Please reproduce the lines of the records below from the one holding "Output the LaTeX" through the one holding "(0,0) rectangle (1439,705);", inclusive, skipping all pictures.

* Start *

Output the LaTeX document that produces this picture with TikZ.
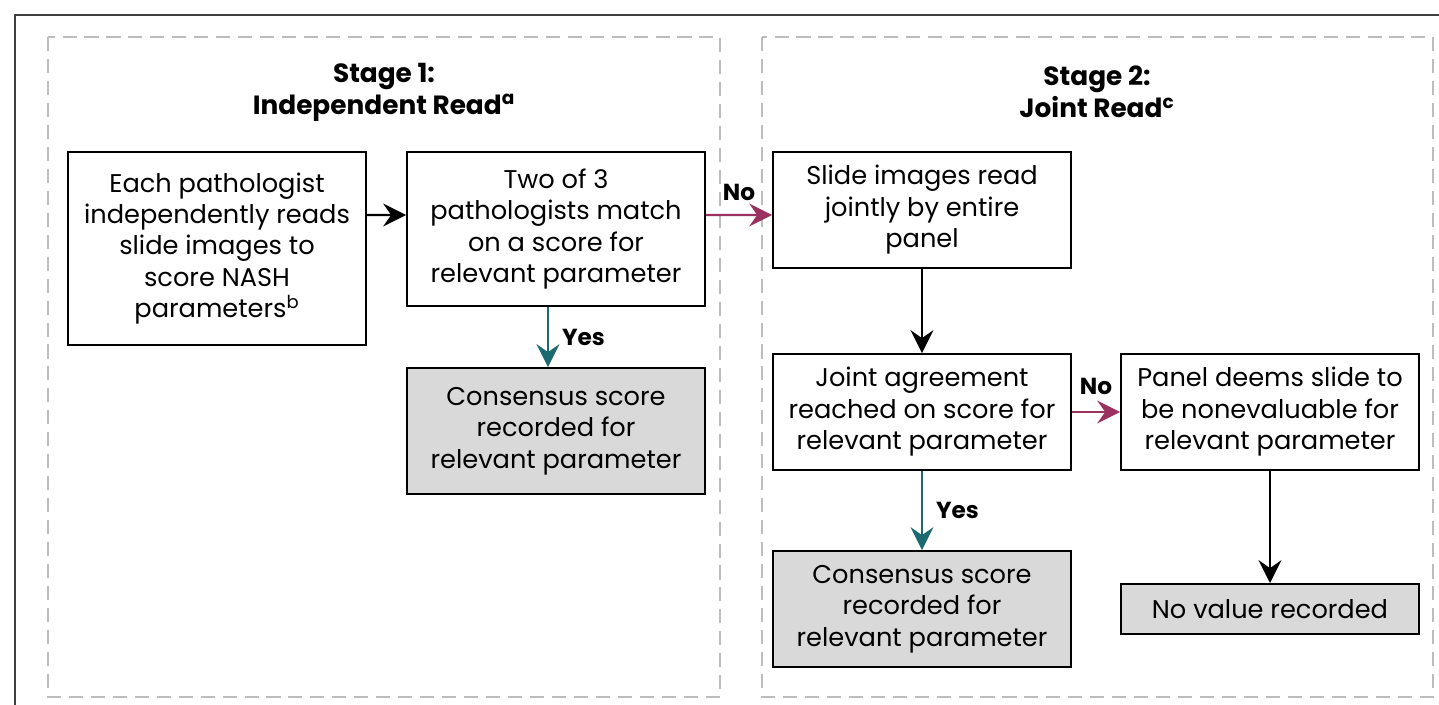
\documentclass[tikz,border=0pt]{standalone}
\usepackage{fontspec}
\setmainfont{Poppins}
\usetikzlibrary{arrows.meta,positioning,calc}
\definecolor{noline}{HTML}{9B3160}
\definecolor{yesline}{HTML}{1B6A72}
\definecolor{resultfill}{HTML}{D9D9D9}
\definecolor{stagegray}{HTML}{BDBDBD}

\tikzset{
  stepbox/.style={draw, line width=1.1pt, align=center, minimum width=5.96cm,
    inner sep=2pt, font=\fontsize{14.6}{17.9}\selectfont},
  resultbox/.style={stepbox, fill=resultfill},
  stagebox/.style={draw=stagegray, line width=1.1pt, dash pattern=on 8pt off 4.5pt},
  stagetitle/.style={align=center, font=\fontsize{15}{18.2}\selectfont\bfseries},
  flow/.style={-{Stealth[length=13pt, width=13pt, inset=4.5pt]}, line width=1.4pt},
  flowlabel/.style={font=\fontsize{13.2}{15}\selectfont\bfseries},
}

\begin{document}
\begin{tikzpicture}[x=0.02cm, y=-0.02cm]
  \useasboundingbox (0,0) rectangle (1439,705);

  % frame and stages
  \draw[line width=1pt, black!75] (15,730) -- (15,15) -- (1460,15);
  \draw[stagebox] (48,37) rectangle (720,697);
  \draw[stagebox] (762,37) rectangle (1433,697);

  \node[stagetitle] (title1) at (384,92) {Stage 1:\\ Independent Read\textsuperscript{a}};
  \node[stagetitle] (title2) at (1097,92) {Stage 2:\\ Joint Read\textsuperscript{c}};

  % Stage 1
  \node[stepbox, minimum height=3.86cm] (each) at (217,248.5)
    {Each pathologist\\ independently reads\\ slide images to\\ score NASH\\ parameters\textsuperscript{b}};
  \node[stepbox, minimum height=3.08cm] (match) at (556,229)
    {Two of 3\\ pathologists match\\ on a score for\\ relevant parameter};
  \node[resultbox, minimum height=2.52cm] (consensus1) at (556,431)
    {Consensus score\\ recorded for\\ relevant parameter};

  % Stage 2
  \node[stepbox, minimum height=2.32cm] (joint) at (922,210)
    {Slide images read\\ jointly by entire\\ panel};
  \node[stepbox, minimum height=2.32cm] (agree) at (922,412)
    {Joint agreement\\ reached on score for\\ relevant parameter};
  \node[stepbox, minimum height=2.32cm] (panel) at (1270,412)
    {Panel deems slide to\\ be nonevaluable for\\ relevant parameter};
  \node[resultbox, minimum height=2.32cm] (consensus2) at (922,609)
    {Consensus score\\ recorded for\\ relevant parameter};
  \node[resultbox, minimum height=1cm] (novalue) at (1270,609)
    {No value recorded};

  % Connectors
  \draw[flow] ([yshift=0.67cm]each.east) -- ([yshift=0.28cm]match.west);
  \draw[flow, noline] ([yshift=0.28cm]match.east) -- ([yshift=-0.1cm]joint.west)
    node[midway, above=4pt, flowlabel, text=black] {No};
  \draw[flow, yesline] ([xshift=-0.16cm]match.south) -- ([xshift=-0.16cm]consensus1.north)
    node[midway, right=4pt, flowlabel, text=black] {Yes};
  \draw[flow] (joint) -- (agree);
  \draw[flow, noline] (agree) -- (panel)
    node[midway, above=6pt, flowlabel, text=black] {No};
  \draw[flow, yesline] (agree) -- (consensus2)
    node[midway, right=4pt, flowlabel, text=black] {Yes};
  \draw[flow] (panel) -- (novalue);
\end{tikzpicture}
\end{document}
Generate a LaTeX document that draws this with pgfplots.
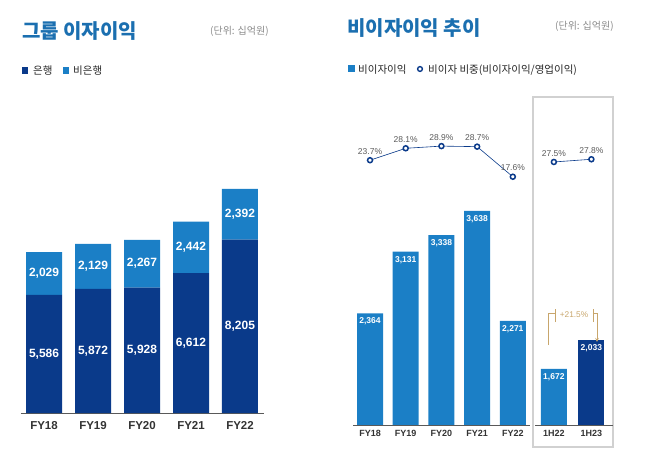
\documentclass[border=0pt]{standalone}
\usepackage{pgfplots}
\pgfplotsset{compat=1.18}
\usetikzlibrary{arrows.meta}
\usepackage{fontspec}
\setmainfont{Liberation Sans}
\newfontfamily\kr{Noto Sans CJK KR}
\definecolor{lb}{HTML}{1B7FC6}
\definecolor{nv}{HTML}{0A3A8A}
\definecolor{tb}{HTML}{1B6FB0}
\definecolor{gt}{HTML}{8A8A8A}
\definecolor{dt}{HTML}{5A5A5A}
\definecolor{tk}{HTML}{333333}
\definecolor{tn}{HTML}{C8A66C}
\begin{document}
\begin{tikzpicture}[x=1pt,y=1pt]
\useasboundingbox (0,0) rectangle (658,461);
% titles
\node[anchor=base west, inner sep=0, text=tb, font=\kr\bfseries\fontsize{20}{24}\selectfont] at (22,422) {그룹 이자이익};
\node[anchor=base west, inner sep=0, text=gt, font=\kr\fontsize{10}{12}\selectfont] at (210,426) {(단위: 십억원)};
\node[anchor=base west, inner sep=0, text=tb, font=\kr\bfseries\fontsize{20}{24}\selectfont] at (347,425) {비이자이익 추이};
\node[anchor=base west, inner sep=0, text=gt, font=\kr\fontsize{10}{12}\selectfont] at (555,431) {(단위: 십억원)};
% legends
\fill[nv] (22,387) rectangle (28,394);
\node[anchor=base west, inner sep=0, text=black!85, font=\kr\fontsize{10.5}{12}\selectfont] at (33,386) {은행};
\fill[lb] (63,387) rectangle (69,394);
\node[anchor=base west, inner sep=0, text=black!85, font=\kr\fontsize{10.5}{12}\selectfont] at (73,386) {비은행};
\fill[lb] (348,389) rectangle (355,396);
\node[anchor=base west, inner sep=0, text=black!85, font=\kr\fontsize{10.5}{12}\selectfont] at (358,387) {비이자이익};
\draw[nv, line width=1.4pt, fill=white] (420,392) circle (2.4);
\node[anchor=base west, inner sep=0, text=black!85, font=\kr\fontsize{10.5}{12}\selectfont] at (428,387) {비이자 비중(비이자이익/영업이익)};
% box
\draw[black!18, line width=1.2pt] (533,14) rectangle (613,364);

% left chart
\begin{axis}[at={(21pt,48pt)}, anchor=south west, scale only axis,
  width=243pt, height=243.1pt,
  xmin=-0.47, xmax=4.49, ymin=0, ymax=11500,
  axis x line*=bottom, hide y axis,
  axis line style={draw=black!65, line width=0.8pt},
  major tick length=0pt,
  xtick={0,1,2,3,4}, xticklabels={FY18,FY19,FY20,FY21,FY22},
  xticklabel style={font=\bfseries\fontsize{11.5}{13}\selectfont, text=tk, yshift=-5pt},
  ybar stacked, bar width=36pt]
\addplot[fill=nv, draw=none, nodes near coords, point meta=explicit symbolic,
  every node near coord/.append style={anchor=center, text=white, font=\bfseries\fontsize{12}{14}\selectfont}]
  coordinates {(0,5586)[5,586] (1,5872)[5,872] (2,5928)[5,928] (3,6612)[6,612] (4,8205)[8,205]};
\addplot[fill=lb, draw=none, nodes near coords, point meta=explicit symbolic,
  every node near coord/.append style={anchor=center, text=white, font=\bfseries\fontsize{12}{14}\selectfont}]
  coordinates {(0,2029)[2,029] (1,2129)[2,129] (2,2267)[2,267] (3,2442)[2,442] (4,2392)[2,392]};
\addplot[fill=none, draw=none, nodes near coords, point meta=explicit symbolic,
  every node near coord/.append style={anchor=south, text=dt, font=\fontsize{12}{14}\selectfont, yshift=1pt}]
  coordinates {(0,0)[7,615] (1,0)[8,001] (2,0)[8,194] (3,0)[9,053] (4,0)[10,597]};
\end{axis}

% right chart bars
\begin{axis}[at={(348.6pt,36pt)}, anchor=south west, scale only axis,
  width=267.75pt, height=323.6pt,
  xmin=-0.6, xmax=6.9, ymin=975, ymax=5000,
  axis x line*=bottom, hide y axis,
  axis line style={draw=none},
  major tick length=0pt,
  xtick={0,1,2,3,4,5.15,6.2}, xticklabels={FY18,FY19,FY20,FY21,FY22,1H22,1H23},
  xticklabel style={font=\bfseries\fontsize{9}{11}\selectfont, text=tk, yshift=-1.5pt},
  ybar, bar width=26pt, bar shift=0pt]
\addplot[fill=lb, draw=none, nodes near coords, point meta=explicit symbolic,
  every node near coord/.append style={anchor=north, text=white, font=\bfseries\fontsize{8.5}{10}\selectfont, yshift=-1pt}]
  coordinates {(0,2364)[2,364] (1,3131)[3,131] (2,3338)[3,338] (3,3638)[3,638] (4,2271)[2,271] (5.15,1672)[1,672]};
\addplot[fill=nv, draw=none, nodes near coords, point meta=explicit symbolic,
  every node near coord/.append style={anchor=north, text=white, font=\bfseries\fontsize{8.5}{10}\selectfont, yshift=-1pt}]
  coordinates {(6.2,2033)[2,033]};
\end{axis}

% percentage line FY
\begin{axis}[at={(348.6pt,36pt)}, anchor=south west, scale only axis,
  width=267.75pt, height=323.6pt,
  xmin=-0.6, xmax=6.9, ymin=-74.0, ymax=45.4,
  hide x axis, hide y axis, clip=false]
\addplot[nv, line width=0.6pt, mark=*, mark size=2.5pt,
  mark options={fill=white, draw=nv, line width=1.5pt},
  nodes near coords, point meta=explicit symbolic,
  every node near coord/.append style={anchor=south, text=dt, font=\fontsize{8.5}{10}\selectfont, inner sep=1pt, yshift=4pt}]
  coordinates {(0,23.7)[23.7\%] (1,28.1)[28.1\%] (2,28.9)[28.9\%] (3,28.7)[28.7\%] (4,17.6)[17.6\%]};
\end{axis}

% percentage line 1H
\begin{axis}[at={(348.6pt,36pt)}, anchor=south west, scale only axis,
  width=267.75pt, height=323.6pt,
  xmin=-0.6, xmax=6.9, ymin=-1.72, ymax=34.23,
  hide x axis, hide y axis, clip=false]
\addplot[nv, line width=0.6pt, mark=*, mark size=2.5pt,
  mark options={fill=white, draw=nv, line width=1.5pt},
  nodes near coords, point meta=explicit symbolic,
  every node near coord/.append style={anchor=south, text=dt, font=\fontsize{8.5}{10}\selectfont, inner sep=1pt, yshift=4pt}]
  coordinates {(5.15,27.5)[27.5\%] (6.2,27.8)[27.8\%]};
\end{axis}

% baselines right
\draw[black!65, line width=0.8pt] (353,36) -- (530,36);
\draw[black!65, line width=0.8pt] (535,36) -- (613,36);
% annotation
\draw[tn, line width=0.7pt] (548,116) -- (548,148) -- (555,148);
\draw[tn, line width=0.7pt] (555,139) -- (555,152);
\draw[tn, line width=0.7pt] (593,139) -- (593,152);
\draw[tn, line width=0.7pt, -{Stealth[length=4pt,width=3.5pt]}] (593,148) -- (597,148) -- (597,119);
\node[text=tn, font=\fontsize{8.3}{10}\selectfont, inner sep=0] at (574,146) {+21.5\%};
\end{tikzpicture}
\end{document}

* End *
* Start *

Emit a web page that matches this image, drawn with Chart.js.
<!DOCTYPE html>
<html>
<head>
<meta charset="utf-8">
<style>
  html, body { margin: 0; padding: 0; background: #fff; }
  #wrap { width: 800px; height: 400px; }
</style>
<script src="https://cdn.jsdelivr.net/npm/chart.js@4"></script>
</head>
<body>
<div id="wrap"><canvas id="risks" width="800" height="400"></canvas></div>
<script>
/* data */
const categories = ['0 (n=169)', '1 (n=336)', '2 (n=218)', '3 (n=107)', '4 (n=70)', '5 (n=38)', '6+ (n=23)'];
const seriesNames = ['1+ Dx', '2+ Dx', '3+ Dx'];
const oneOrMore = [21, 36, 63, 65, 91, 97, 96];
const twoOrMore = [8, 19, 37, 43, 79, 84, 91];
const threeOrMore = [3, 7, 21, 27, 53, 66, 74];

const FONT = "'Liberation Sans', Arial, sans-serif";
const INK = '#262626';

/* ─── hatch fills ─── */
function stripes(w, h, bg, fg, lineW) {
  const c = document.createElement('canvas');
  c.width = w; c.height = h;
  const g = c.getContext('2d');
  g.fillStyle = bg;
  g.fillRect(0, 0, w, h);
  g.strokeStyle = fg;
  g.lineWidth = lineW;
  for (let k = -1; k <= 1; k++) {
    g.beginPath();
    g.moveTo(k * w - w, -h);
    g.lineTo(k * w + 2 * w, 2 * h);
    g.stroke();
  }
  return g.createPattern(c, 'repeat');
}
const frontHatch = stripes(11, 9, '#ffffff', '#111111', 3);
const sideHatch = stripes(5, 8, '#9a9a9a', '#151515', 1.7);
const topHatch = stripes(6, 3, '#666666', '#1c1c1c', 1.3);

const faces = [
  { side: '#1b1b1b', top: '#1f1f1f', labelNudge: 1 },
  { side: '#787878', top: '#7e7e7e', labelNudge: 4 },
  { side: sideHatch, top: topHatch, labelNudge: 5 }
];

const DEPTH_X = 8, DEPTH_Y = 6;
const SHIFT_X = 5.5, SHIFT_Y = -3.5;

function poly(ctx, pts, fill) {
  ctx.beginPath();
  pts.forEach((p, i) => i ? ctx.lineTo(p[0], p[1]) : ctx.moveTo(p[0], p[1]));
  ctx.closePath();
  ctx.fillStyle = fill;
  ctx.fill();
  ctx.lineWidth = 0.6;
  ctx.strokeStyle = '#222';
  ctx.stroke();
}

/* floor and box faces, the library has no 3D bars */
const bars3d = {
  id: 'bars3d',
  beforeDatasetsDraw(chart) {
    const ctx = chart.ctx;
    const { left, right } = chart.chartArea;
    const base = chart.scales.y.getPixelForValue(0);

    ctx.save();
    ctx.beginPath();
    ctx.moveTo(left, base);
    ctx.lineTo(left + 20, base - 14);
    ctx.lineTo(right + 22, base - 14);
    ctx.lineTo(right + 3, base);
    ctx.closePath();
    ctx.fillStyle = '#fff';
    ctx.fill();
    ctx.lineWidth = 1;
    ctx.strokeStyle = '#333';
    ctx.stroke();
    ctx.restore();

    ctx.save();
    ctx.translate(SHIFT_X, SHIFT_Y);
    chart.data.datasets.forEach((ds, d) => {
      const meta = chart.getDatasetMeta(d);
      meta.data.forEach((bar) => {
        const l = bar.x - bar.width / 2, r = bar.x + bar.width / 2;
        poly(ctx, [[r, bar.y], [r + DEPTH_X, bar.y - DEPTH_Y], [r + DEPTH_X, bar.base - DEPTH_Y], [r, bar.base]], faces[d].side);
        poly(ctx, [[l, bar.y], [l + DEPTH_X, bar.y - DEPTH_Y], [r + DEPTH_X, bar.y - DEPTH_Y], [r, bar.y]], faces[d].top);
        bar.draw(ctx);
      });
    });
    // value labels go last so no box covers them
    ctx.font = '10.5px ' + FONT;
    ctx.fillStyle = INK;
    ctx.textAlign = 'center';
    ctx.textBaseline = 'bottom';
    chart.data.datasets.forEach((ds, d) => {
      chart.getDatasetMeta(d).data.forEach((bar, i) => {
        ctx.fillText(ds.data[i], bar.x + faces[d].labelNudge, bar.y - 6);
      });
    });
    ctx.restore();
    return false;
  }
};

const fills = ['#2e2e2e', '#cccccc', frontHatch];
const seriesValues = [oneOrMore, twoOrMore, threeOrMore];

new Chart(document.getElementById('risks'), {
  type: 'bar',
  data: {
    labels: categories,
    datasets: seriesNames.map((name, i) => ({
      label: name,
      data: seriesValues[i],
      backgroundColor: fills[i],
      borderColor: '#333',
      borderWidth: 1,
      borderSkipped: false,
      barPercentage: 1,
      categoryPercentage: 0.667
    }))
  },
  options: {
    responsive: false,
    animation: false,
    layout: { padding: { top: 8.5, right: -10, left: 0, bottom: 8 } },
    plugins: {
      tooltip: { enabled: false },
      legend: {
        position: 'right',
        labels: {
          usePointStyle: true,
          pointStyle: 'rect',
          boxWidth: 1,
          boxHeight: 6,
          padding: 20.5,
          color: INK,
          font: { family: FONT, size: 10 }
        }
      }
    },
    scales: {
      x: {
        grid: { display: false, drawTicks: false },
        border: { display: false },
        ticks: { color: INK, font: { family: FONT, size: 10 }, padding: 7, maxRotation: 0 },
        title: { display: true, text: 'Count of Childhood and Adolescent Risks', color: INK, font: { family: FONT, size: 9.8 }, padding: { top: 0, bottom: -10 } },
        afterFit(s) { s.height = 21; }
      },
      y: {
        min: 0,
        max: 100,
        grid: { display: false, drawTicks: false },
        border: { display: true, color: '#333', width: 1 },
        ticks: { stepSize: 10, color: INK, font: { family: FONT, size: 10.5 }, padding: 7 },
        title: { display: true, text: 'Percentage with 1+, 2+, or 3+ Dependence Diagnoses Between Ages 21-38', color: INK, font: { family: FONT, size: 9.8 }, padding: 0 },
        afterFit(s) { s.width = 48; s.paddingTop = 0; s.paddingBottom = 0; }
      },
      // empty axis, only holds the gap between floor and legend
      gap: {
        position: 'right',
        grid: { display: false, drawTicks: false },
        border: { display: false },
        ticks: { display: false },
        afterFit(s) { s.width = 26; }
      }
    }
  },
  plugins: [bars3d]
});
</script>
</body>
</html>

* End *

Answer to this exercise »
Output the LaTeX document that produces this picture with TikZ.
\documentclass[tikz,border=0pt]{standalone}
\usepackage{fontspec}
\setmainfont{Poppins}
\usetikzlibrary{arrows.meta,positioning,calc}
\definecolor{noline}{HTML}{9B3160}
\definecolor{yesline}{HTML}{1B6A72}
\definecolor{resultfill}{HTML}{D9D9D9}
\definecolor{stagegray}{HTML}{BDBDBD}

\tikzset{
  stepbox/.style={draw, line width=1.1pt, align=center, minimum width=5.96cm,
    inner sep=2pt, font=\fontsize{14.6}{17.9}\selectfont},
  resultbox/.style={stepbox, fill=resultfill},
  stagebox/.style={draw=stagegray, line width=1.1pt, dash pattern=on 8pt off 4.5pt},
  stagetitle/.style={align=center, font=\fontsize{15}{18.2}\selectfont\bfseries},
  flow/.style={-{Stealth[length=13pt, width=13pt, inset=4.5pt]}, line width=1.4pt},
  flowlabel/.style={font=\fontsize{13.2}{15}\selectfont\bfseries},
}

\begin{document}
\begin{tikzpicture}[x=0.02cm, y=-0.02cm]
  \useasboundingbox (0,0) rectangle (1439,705);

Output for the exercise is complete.